Friday, March 20, 2015

Birding Arizona - Tres Rios Wetlands Corridor

The "Tres Rio Regulating Wetlands" - Reclaimed water flowing out of a Phoenix Treatment Plant has created a premier birding area in the Sonoran Desert, consisting of large ponds filled with a variety of water fowl.  In the many tall Cottonwoods nest Cormorants, Great Blue Heron, and Egrets.  The ponds, out of bounds to the public, may be viewed if one does not mind looking thru chain link fencing.  Water from the pond system flows into a wetland corridor, dense with birds.  After about a mile the water that has passed thru the wetland corridor pours into a riparian channel.  For your viewing pleasure, a 12 second video on the reclaimed water flowing into the desert.
Miles later the water will settle into a vast wetland restoration project where the Salt, Gila, and Aqua Fria Rivers converge. 

In the photo, the wetland corridor is on the right.  Many open areas in the reeds allowing for excellent bird sightings.  On the other side of the fence is the pond system (second photo) 

Before I get into bird sightings, I want to share how the unexpected can color one's day. 

Arizona Gun Laws - 1) A person over the age of 21 may legally carry a concealed firearm without a permit .  2) A person must be at least 18 years of age to possess or openly carry a firearm.

I was walking on an elevated berm 300 feet south of the wetland corridor and about 30 feet above a putrid creek dense with brush, trash, and trees (not a pretty sight), when I noticed an old SUV meandering slowly along a rough track.  My first thought was hunters; I had noticed shotgun shells littering the ground.

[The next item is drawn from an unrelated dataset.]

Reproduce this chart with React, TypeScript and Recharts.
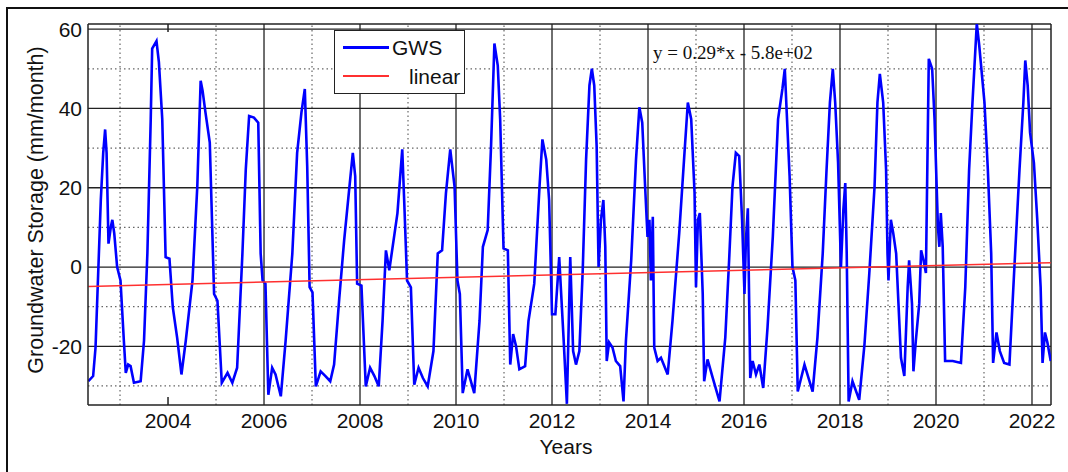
import { LineChart, Line, XAxis, YAxis, ReferenceLine } from "recharts";

// GWS trace (decimal year, mm/month)
const YEARS = [
  2002.34, 2002.44, 2002.49, 2002.6, 2002.65, 2002.69, 2002.72, 2002.76, 2002.81, 2002.84, 2002.88, 2002.94,
  2003.01, 2003.08, 2003.12, 2003.17, 2003.22, 2003.29, 2003.43, 2003.5, 2003.57, 2003.64, 2003.67, 2003.76,
  2003.81, 2003.88, 2003.95, 2004.03, 2004.1, 2004.19, 2004.28, 2004.37, 2004.51, 2004.61, 2004.68, 2004.72,
  2004.78, 2004.87, 2004.96, 2005.03, 2005.12, 2005.24, 2005.34, 2005.44, 2005.55, 2005.62, 2005.69, 2005.79,
  2005.88, 2005.93, 2005.97, 2006.03, 2006.09, 2006.17, 2006.24, 2006.35, 2006.45, 2006.59, 2006.69, 2006.78,
  2006.85, 2006.9, 2006.95, 2007.01, 2007.08, 2007.18, 2007.28, 2007.38, 2007.46, 2007.57, 2007.67, 2007.78,
  2007.85, 2007.9, 2007.94, 2008.03, 2008.12, 2008.21, 2008.3, 2008.39, 2008.47, 2008.54, 2008.61, 2008.72,
  2008.78, 2008.88, 2008.92, 2008.98, 2009.06, 2009.13, 2009.22, 2009.31, 2009.41, 2009.53, 2009.62, 2009.71,
  2009.79, 2009.88, 2009.97, 2010.03, 2010.08, 2010.14, 2010.24, 2010.38, 2010.49, 2010.56, 2010.66, 2010.73,
  2010.8, 2010.87, 2010.92, 2010.99, 2011.08, 2011.13, 2011.19, 2011.25, 2011.32, 2011.44, 2011.51, 2011.63,
  2011.74, 2011.8, 2011.88, 2011.94, 2012.0, 2012.07, 2012.15, 2012.24, 2012.31, 2012.38, 2012.44, 2012.5,
  2012.57, 2012.64, 2012.71, 2012.78, 2012.83, 2012.88, 2012.93, 2012.97, 2013.02, 2013.07, 2013.11, 2013.14,
  2013.19, 2013.26, 2013.33, 2013.42, 2013.49, 2013.54, 2013.65, 2013.75, 2013.82, 2013.88, 2013.94, 2013.99,
  2014.03, 2014.06, 2014.1, 2014.13, 2014.2, 2014.27, 2014.41, 2014.51, 2014.65, 2014.76, 2014.83, 2014.9,
  2014.97, 2015.0, 2015.04, 2015.08, 2015.14, 2015.17, 2015.24, 2015.35, 2015.49, 2015.61, 2015.69, 2015.76,
  2015.83, 2015.9, 2015.96, 2016.01, 2016.04, 2016.08, 2016.13, 2016.18, 2016.25, 2016.32, 2016.4, 2016.49,
  2016.6, 2016.71, 2016.8, 2016.85, 2016.89, 2016.95, 2017.01, 2017.07, 2017.12, 2017.26, 2017.43, 2017.53,
  2017.64, 2017.72, 2017.79, 2017.85, 2017.9, 2017.96, 2018.02, 2018.07, 2018.11, 2018.14, 2018.18, 2018.26,
  2018.4, 2018.51, 2018.61, 2018.72, 2018.78, 2018.83, 2018.9, 2018.96, 2018.99, 2019.01, 2019.06, 2019.11,
  2019.17, 2019.27, 2019.34, 2019.41, 2019.44, 2019.5, 2019.53, 2019.58, 2019.65, 2019.69, 2019.74, 2019.79,
  2019.85, 2019.92, 2019.97, 2020.04, 2020.07, 2020.1, 2020.14, 2020.19, 2020.35, 2020.52, 2020.61, 2020.69,
  2020.76, 2020.85, 2020.9, 2021.01, 2021.08, 2021.15, 2021.19, 2021.26, 2021.33, 2021.42, 2021.53, 2021.63,
  2021.74, 2021.82, 2021.86, 2021.91, 2021.96, 2022.04, 2022.11, 2022.18, 2022.22, 2022.27, 2022.32, 2022.39,
];
const GWS = [
  -28.8, -27.5, -20.3, 17, 28.8, 34.7, 28.8, 5.9, 10.2, 11.9, 8.5, 0,
  -3.4, -18.6, -26.7, -24.6, -25, -29.2, -28.8, -18.6, 3.4, 37.3, 55.1, 57,
  51.7, 37.3, 2.5, 2.1, -10.2, -17.8, -27.1, -18.6, -3.4, 20.3, 47, 44.5,
  39, 31.4, -6.8, -8.5, -29.2, -26.7, -29.2, -25.4, 3.4, 24.6, 38.1, 37.7,
  36.4, 3.4, -3.4, -4.2, -32.2, -25.4, -27.1, -32.6, -18.6, 3.4, 28.8, 39,
  44.9, 25.4, -5.1, -6.4, -30.1, -26.3, -27.5, -28.8, -24.6, -7.6, 6.8, 20.3,
  28.8, 22.9, -4.2, -4.7, -30.1, -25.4, -27.5, -30.1, -13.6, 4.2, -0.8, 8.5,
  13.6, 29.7, 16.9, -3.4, -5.1, -29.7, -25.4, -28, -30.1, -21.2, 3.4, 4.2,
  18.6, 29.7, 20.3, -3.4, -6.8, -31.8, -25.8, -31.8, -13.6, 5.1, 9.3, 30.5,
  56.4, 50.8, 37.3, 4.7, 4.2, -24.6, -16.9, -19.9, -25.8, -25, -13.6, -4.2,
  20.3, 32.2, 27.1, 16.9, -11.9, -11.9, 2.5, -17.8, -34.5, 2.5, -21.2, -24.6,
  -21.2, -0.8, 27.1, 45.8, 50, 45.8, 30.5, 0, 11.9, 16.9, 5.1, -23.7,
  -19, -20.3, -23.7, -25, -33.9, -18.6, 1.7, 27.1, 40.3, 36.4, 20.3, 7.6,
  11.9, -3.4, 12.7, -20.3, -23.7, -22.9, -27.1, -13.6, 8.5, 28.8, 41.5, 37.3,
  18.6, -5.1, 11.9, 13.6, -6.8, -28.8, -23.3, -28, -33.9, -17.8, 1.7, 20.3,
  28.8, 28, 11.9, -6.8, 6.8, 14.8, -28, -23.7, -27.1, -24.6, -30.5, -15.3,
  7.6, 37.3, 44.9, 50, 39, 22.9, 0, -3.4, -31.4, -24.6, -31.4, -17.8,
  3.4, 24.6, 41.5, 50, 41.5, 26.3, 0, 14.4, 21.2, 3.4, -33.9, -28.8,
  -33.5, -19.5, -1.7, 20.3, 41.5, 48.7, 41.5, 24.6, 3.4, -3.4, 11.9, 8.5,
  3.4, -22.9, -27.5, -5.1, 1.7, -9.3, -26.3, -18.6, -9.3, 4.2, 1.7, -1.5,
  52.5, 50, 37.3, 10.2, 5.1, 13.6, 5.1, -23.7, -23.7, -24.2, -5.1, 24.6,
  41.5, 61.4, 56, 41.5, 24.6, 3.4, -24.2, -16.5, -21.2, -24.2, -24.6, -0.8,
  24.6, 41.5, 52.1, 45.8, 33.9, 26.3, 11.9, -5.1, -24.2, -16.5, -19, -23.7,
];

// linear fit, end points
const TREND_YEARS = [2002.34, 2022.39];
const TREND = [-4.9, 1.1];

const X_TICKS = [2004, 2006, 2008, 2010, 2012, 2014, 2016, 2018, 2020, 2022];
const X_MAJOR = [2006, 2008, 2010, 2012, 2014, 2016, 2018, 2020, 2022];
const X_MINOR = [2003, 2005, 2007, 2009, 2011, 2013, 2015, 2017, 2019, 2021];
const Y_TICKS = [-20, 0, 20, 40, 60];
const Y_MINOR = [-30, -10, 10, 30, 50];

const X_DOMAIN: [number, number] = [2002.333, 2022.396];
const Y_DOMAIN: [number, number] = [-34.8, 61.3];

const SANS = '"Liberation Sans", Arial, sans-serif';
const GRID_COLOR = "#222";
const DOT_COLOR = "#666";
const TREND_COLOR = "#ff3030";

const gwsData = YEARS.map((t, i) => ({ t, gws: GWS[i] }));
const trendData = TREND_YEARS.map((t, i) => ({ t, lin: TREND[i] }));

export default function App() {
  return (
    <div style={{ position: "absolute", left: 0, top: 0, width: 1068, height: 472, background: "#fff", fontFamily: SANS }}>
      {/* cropped figure frame */}
      <div style={{ position: "absolute", left: 6, top: 7, width: 1062, height: 465, borderTop: "2px solid #111", borderLeft: "2px solid #111" }} />

      <LineChart width={1068} height={472} margin={{ top: 24, right: 17, bottom: 7, left: 8 }} style={{ position: "absolute", left: 0, top: 0 }}>
        <XAxis
          type="number"
          dataKey="t"
          domain={X_DOMAIN}
          ticks={X_TICKS}
          allowDataOverflow
          height={60}
          tickLine={false}
          tickSize={6}
          tickMargin={2}
          axisLine={{ stroke: GRID_COLOR, strokeWidth: 1.5 }}
          tick={{ fontSize: 21, fill: "#111", fontFamily: SANS }}
        />
        <YAxis
          type="number"
          domain={Y_DOMAIN}
          ticks={Y_TICKS}
          allowDataOverflow
          width={80}
          tickLine={false}
          tickSize={4}
          tickMargin={2}
          axisLine={{ stroke: GRID_COLOR, strokeWidth: 1.5 }}
          tick={{ fontSize: 21, fill: "#111", fontFamily: SANS }}
        />

        {Y_MINOR.map((v) => (
          <ReferenceLine key={`ym${v}`} y={v} stroke={DOT_COLOR} strokeWidth={1.2} strokeDasharray="1.5 3" />
        ))}
        {X_MINOR.map((v) => (
          <ReferenceLine key={`xm${v}`} x={v} stroke={DOT_COLOR} strokeWidth={1.2} strokeDasharray="1.5 3" />
        ))}
        {Y_TICKS.map((v) => (
          <ReferenceLine key={`y${v}`} y={v} stroke={GRID_COLOR} strokeWidth={1.3} />
        ))}
        {X_MAJOR.map((v) => (
          <ReferenceLine key={`x${v}`} x={v} stroke={GRID_COLOR} strokeWidth={1.3} />
        ))}
        {/* box top / right */}
        <ReferenceLine y={Y_DOMAIN[1]} stroke={GRID_COLOR} strokeWidth={1.5} />
        <ReferenceLine x={X_DOMAIN[1]} stroke={GRID_COLOR} strokeWidth={1.5} />
        {/* inward tick marks at 2004 */}
        <ReferenceLine segment={[{ x: 2004, y: Y_DOMAIN[0] }, { x: 2004, y: Y_DOMAIN[0] + 2 }]} stroke={GRID_COLOR} strokeWidth={1.5} />
        <ReferenceLine segment={[{ x: 2004, y: Y_DOMAIN[1] }, { x: 2004, y: Y_DOMAIN[1] - 2 }]} stroke={GRID_COLOR} strokeWidth={1.5} />

        <Line data={gwsData} dataKey="gws" type="linear" stroke="#0000ff" strokeWidth={2.6} dot={false} isAnimationActive={false} />
        <Line data={trendData} dataKey="lin" type="linear" stroke={TREND_COLOR} strokeWidth={1.5} dot={false} isAnimationActive={false} />
      </LineChart>

      {/* legend */}
      <div style={{ position: "absolute", left: 334, top: 30, width: 129, height: 62, border: "1px solid #222", background: "#fff" }}>
        <div style={{ position: "absolute", left: 8, top: 15, width: 46, height: 3, background: "#0000ff" }} />
        <div style={{ position: "absolute", left: 57, top: 5, fontSize: 21, lineHeight: "24px", color: "#111" }}>GWS</div>
        <div style={{ position: "absolute", left: 8, top: 44, width: 46, height: 2, background: TREND_COLOR }} />
        <div style={{ position: "absolute", left: 74, top: 34, fontSize: 21, lineHeight: "24px", color: "#111" }}>linear</div>
      </div>

      {/* regression equation */}
      <div style={{ position: "absolute", left: 653, top: 42, fontFamily: '"Liberation Serif", "Times New Roman", serif', fontSize: 19, lineHeight: "22px", color: "#111", whiteSpace: "nowrap" }}>
        y = 0.29*x - 5.8e+02
      </div>

      {/* axis titles */}
      <div style={{ position: "absolute", left: 36, top: 210, transform: "translate(-50%, -50%) rotate(-90deg)", fontSize: 21.5, whiteSpace: "nowrap", color: "#111" }}>
        Groundwater Storage (mm/month)
      </div>
      <div style={{ position: "absolute", left: 566, top: 447, transform: "translate(-50%, -50%)", fontSize: 21, color: "#111" }}>
        Years
      </div>
    </div>
  );
}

The SUV stopped in a open spot and a man and woman got out, walked around as if looking for something.  The woman came back to the vehicle and placed a hand weapon on the back seat.  They're looking for a place to shoot, I thought.  Time to announce my presence.

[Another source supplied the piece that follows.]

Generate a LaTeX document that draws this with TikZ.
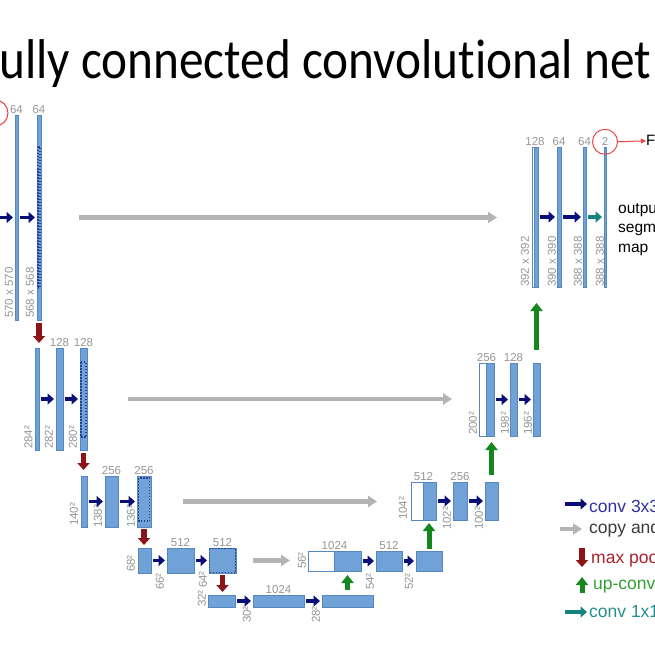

"Hi there," I called out. "Just wanted to let you know I'm up here."
"We're not shooting," the woman said.
"What kind of birds are you looking for," said the man.
"Anything with feathers.  Have a nice day," I replied and walked quickly back to the wetland area.

On a previous visit one of the workman told me that illegal hunting was a problem in the area.

Before the distraction I had just watched an Osprey, clutching a fish in his talons, land in a tree (top photo - the Osprey is the little center dot in the dead tree), and prior to the Osprey sighting observed a Canyon Towhee (first time sighting), similar to the California Towhee, scratching in leaf litter.

Saw many great and a few memorable birds.  The most memorable were an Abert's Towhee and a soaring Black Vulture.  Yellow-headed, Tricolored, and Red-winged Blackbirds were in the thousands.  Sora and Moorhen were numerous, here and there clusters of Cinnamon Teal (photo  sleeping Cinnamon Teal). Total Species seen 74.
Great-tailed Grackle were doing their boisterous best to impress the ladies.   Fencing can be very useful to birds.  The Grackle, a large blackbird, is posturing while Great Blue Heron appears to be using the fence for spotting something to eat. Twice I had seen, the usually secretive, Green Heron,  perched on the fence.
   Posturing is part of the male Grackle's breeding rĂ©pertoire. 
What I find most amazing about the Tres Rios Reclaimed Water Project is how it has transformed a dessicated area of the Arizona desert into a haven for birds.